** start of EXERCISE MATERIALS **

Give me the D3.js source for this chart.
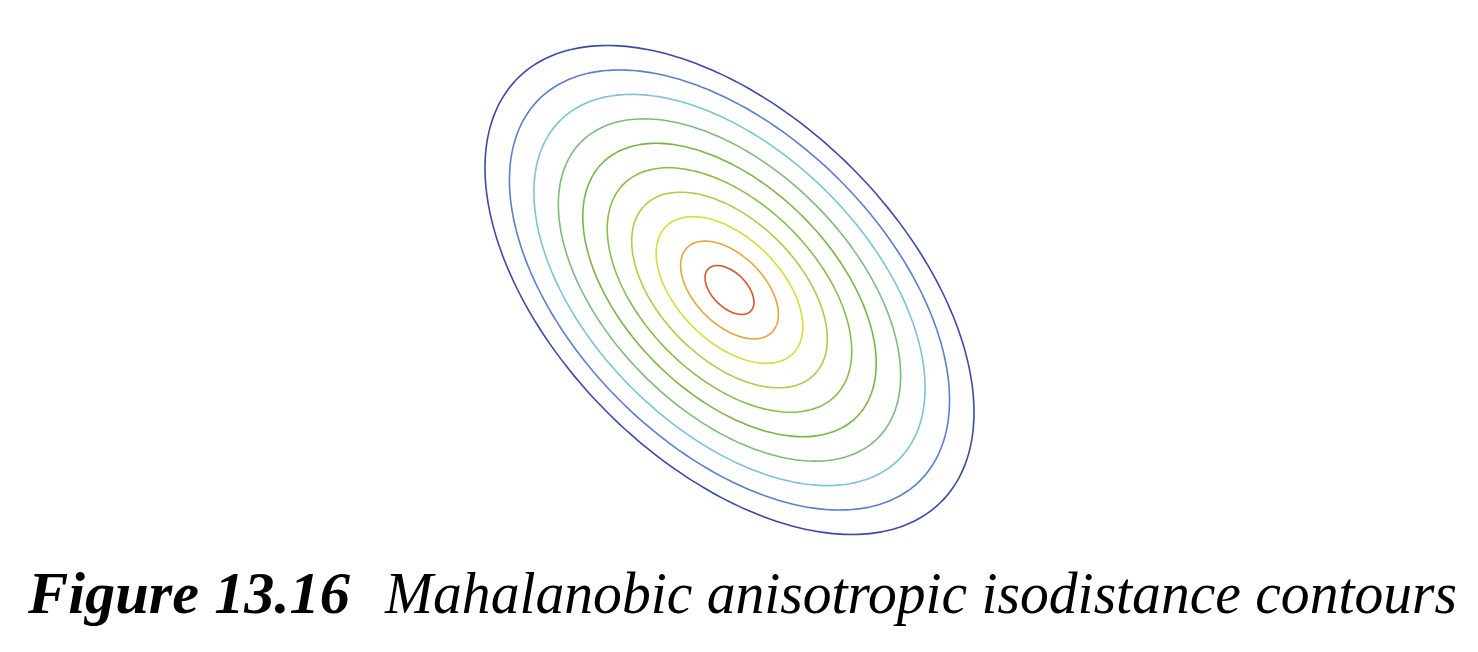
<!DOCTYPE html>
<html>
<head>
<meta charset="utf-8">
<script src="https://cdn.jsdelivr.net/npm/d3@7"></script>
<style>
  html, body { margin: 0; padding: 0; background: #fff; }
  svg { display: block; }
</style>
</head>
<body>
<svg id="chart" width="1478" height="652"></svg>
<script>
// Mahalanobis isodistance levels (inner -> outer)
const levels = [1, 2, 3, 4, 5, 6, 7, 8, 9, 10];
const levelColors = ["#d3582c", "#e3a63c", "#d6dc3e", "#a9cf48", "#86c04a",
                     "#78b646", "#7dbd7c", "#7dc3d3", "#5a80cc", "#3b4aa3"];
// covariance matrix (data units)
const sigmaXX = 1.0;
const sigmaYY = 1.0;
const sigmaXY = -0.5;
const center = [0, 0];
const titleBold = "Figure 13.16";
const titleItalic = "Mahalanobic anisotropic isodistance contours";

const svg = d3.select("#chart");
const x = d3.scaleLinear().domain([-10, 10]).range([485, 974]);
const y = d3.scaleLinear().domain([-10, 10]).range([534.5, 45.5]);

// eigen-decomposition of the covariance
const tr = sigmaXX + sigmaYY, det = sigmaXX * sigmaYY - sigmaXY * sigmaXY;
const l1 = tr / 2 + Math.sqrt(tr * tr / 4 - det);
const l2 = tr / 2 - Math.sqrt(tr * tr / 4 - det);
const theta = 0.5 * Math.atan2(2 * sigmaXY, sigmaXX - sigmaYY);
const c = Math.cos(theta), s = Math.sin(theta);

const angles = d3.range(0, 360, 2).map(a => a * Math.PI / 180);
const line = d3.line().x(d => x(d[0])).y(d => y(d[1])).curve(d3.curveCardinalClosed);

levels.forEach((d, i) => {
  const pts = angles.map(t => {
    const u = d * Math.sqrt(l1) * Math.cos(t);
    const v = d * Math.sqrt(l2) * Math.sin(t);
    return [center[0] + c * u - s * v, center[1] + s * u + c * v];
  });
  svg.append("path")
    .attr("d", line(pts))
    .attr("fill", "none")
    .attr("stroke", levelColors[i])
    .attr("stroke-width", 1.6);
});

const title = svg.append("g").attr("transform", "translate(0,613) scale(1,1.07)");
title.append("text")
  .attr("x", 28).attr("y", 0)
  .attr("font-family", "Liberation Serif, 'DejaVu Serif', serif")
  .attr("font-style", "italic").attr("font-weight", "bold")
  .attr("font-size", 56)
  .attr("textLength", 322).attr("lengthAdjust", "spacingAndGlyphs")
  .text(titleBold);

title.append("text")
  .attr("x", 385).attr("y", 0)
  .attr("font-family", "Liberation Serif, 'DejaVu Serif', serif")
  .attr("font-style", "italic")
  .attr("font-size", 56)
  .attr("textLength", 1072).attr("lengthAdjust", "spacingAndGlyphs")
  .text(titleItalic);
</script>
</body>
</html>
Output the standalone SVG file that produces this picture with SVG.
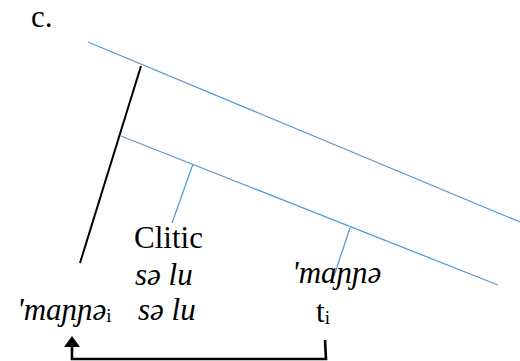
<svg xmlns="http://www.w3.org/2000/svg" width="520" height="361" viewBox="0 0 520 361">
<style>
.t{font-family:"Liberation Serif","Times New Roman",serif;font-size:31px;fill:#000}
.it{font-style:italic}
.sub{font-style:normal;font-size:19px}
.b{stroke:#5B9BD5;stroke-width:1.3;fill:none}
.k{stroke:#000;stroke-width:2;fill:none}
.arr{stroke:#000;stroke-width:2.6;fill:none}
</style>
<rect width="520" height="361" fill="#fff"/>
<g id="connectors">
<line class="b" x1="88" y1="42" x2="520" y2="222"/>
<line class="b" x1="121" y1="136" x2="498" y2="285"/>
<line class="b" x1="193" y1="164" x2="172" y2="223"/>
<line class="b" x1="350" y1="228" x2="334" y2="276"/>
<line class="k" x1="141" y1="66" x2="80" y2="263"/>
<path class="arr" d="M325 340 L326 359 L72 359 L72 346"/>
<polygon points="64,347 80,347 72,336" fill="#000"/>
</g>
<g id="label-c"><text class="t" x="31" y="27">c.</text></g>
<g id="clitic"><text class="t" x="134" y="248">Clitic</text></g>
<g id="selu1"><text class="t it" x="135" y="285">sə lu</text></g>
<g id="selu2"><text class="t it" x="138" y="320">sə lu</text></g>
<g id="manne-i"><text class="t it" x="17" y="320">'maɲɲə<tspan class="sub" dy="2">i</tspan></text></g>
<g id="manne"><text class="t it" x="292" y="283">'maɲɲə</text></g>
<g id="trace"><text class="t" x="316" y="322">t<tspan class="sub" dy="2">i</tspan></text></g>
</svg>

** end of EXERCISE MATERIALS **

■ **PROBLEM TO WORK ON**
Copy every line above word for word and exclude the pictures.

■ **OUTPUT**
Give me the D3.js source for this chart.
<!DOCTYPE html>
<html>
<head>
<meta charset="utf-8">
<script src="https://cdn.jsdelivr.net/npm/d3@7"></script>
<style>
  html, body { margin: 0; padding: 0; background: #fff; }
  svg { display: block; }
</style>
</head>
<body>
<svg id="chart" width="1478" height="652"></svg>
<script>
// Mahalanobis isodistance levels (inner -> outer)
const levels = [1, 2, 3, 4, 5, 6, 7, 8, 9, 10];
const levelColors = ["#d3582c", "#e3a63c", "#d6dc3e", "#a9cf48", "#86c04a",
                     "#78b646", "#7dbd7c", "#7dc3d3", "#5a80cc", "#3b4aa3"];
// covariance matrix (data units)
const sigmaXX = 1.0;
const sigmaYY = 1.0;
const sigmaXY = -0.5;
const center = [0, 0];
const titleBold = "Figure 13.16";
const titleItalic = "Mahalanobic anisotropic isodistance contours";

const svg = d3.select("#chart");
const x = d3.scaleLinear().domain([-10, 10]).range([485, 974]);
const y = d3.scaleLinear().domain([-10, 10]).range([534.5, 45.5]);

// eigen-decomposition of the covariance
const tr = sigmaXX + sigmaYY, det = sigmaXX * sigmaYY - sigmaXY * sigmaXY;
const l1 = tr / 2 + Math.sqrt(tr * tr / 4 - det);
const l2 = tr / 2 - Math.sqrt(tr * tr / 4 - det);
const theta = 0.5 * Math.atan2(2 * sigmaXY, sigmaXX - sigmaYY);
const c = Math.cos(theta), s = Math.sin(theta);

const angles = d3.range(0, 360, 2).map(a => a * Math.PI / 180);
const line = d3.line().x(d => x(d[0])).y(d => y(d[1])).curve(d3.curveCardinalClosed);

levels.forEach((d, i) => {
  const pts = angles.map(t => {
    const u = d * Math.sqrt(l1) * Math.cos(t);
    const v = d * Math.sqrt(l2) * Math.sin(t);
    return [center[0] + c * u - s * v, center[1] + s * u + c * v];
  });
  svg.append("path")
    .attr("d", line(pts))
    .attr("fill", "none")
    .attr("stroke", levelColors[i])
    .attr("stroke-width", 1.6);
});

const title = svg.append("g").attr("transform", "translate(0,613) scale(1,1.07)");
title.append("text")
  .attr("x", 28).attr("y", 0)
  .attr("font-family", "Liberation Serif, 'DejaVu Serif', serif")
  .attr("font-style", "italic").attr("font-weight", "bold")
  .attr("font-size", 56)
  .attr("textLength", 322).attr("lengthAdjust", "spacingAndGlyphs")
  .text(titleBold);

title.append("text")
  .attr("x", 385).attr("y", 0)
  .attr("font-family", "Liberation Serif, 'DejaVu Serif', serif")
  .attr("font-style", "italic")
  .attr("font-size", 56)
  .attr("textLength", 1072).attr("lengthAdjust", "spacingAndGlyphs")
  .text(titleItalic);
</script>
</body>
</html>
Output the standalone SVG file that produces this picture with SVG.
<svg xmlns="http://www.w3.org/2000/svg" width="520" height="361" viewBox="0 0 520 361">
<style>
.t{font-family:"Liberation Serif","Times New Roman",serif;font-size:31px;fill:#000}
.it{font-style:italic}
.sub{font-style:normal;font-size:19px}
.b{stroke:#5B9BD5;stroke-width:1.3;fill:none}
.k{stroke:#000;stroke-width:2;fill:none}
.arr{stroke:#000;stroke-width:2.6;fill:none}
</style>
<rect width="520" height="361" fill="#fff"/>
<g id="connectors">
<line class="b" x1="88" y1="42" x2="520" y2="222"/>
<line class="b" x1="121" y1="136" x2="498" y2="285"/>
<line class="b" x1="193" y1="164" x2="172" y2="223"/>
<line class="b" x1="350" y1="228" x2="334" y2="276"/>
<line class="k" x1="141" y1="66" x2="80" y2="263"/>
<path class="arr" d="M325 340 L326 359 L72 359 L72 346"/>
<polygon points="64,347 80,347 72,336" fill="#000"/>
</g>
<g id="label-c"><text class="t" x="31" y="27">c.</text></g>
<g id="clitic"><text class="t" x="134" y="248">Clitic</text></g>
<g id="selu1"><text class="t it" x="135" y="285">sə lu</text></g>
<g id="selu2"><text class="t it" x="138" y="320">sə lu</text></g>
<g id="manne-i"><text class="t it" x="17" y="320">'maɲɲə<tspan class="sub" dy="2">i</tspan></text></g>
<g id="manne"><text class="t it" x="292" y="283">'maɲɲə</text></g>
<g id="trace"><text class="t" x="316" y="322">t<tspan class="sub" dy="2">i</tspan></text></g>
</svg>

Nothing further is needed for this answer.